Even then the emphasis was on the shooting and combat rather than making any attempt at letting you fly a plane. Which is why IL2 Sturmovik is such a revelation. Based on the hugely successful PC game, Birds of Prey bridges the gap between the fun Nazi-blasters and a real combat simulation. Letting you play through the game either on ‘arcade mode’, ‘Realistic’and ‘Simulation’.

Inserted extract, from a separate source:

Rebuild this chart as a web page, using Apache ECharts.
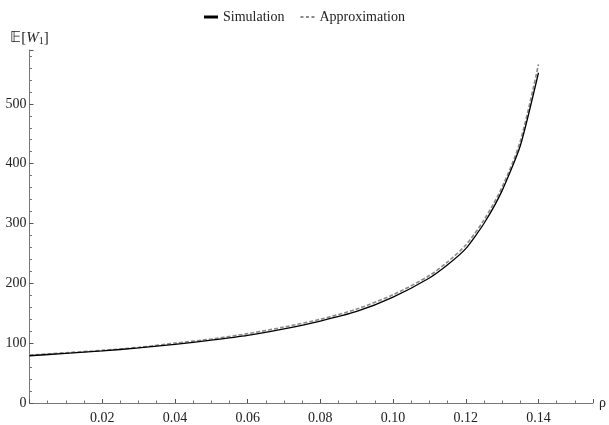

Compared to the Blazing Angels games, this is an amazing step in the right direction. The game is long enough to keep any player entertained, as the arcade mode means that you can enjoy the shooting and flying without worrying about the difficulty ramping up. The simulation mode is for experts only as a wrong move will send you hurtling into the earth like a dart. What’s even better is that the craft will react according to any damage you receive and will handle badly if a wing gets perforated by enemy fire. Realistic manages to find a pleasant middle ground where players can enjoy the best of both worlds.
Sturmovik also tries to teach you a little bit of history and aircraft tactics.Â There are lengthy montages of real footage between campaigns which are narrated brilliantly by Joss ‘Diplomatic Immunity‘ Ackland. He also reads out diary entries from the pilots you play, recounting their feelings about each mission after you’ve completed it. It’s a nice touch, as they convey a real sense of seriousness and often the readings touch upon the many deaths suffered on both sides, making you genuinely feel sorry for the enemies.
In fact, the game manages to elicit the sense that the opposing sides are human far better than most other war games, especially when you can hear the panicked radio-chatter from your own kills as they hurtle to oblivion, screaming in German or Italian.
While the game is a fantastic experience that sounds and looks amazing, there are a few problems. To begin with, the music is incredibly repetative and will be quickly turned off by most people. There is also the tendency for your wingmen to be utterly incapable of managing any aspects of missions themselves, meaning you need to do everything yourself, even in skies filled with slow moving targets.
These are small gripes in a game this good , which can really be overlooked considering what’s on offer. When you’re hammering away at a dozen German Heinkel 111s in your Hurricane or playing online against a wing of assorted Spitfires and Sturmoviks, you’re not going to be thinking about the about the music or the computer’s skills, you’ll just be pumping out adrenaline and living the Big Show. If you’ve ever wanted to feel like a WWII Ace, this is the game that’ll let you experience it.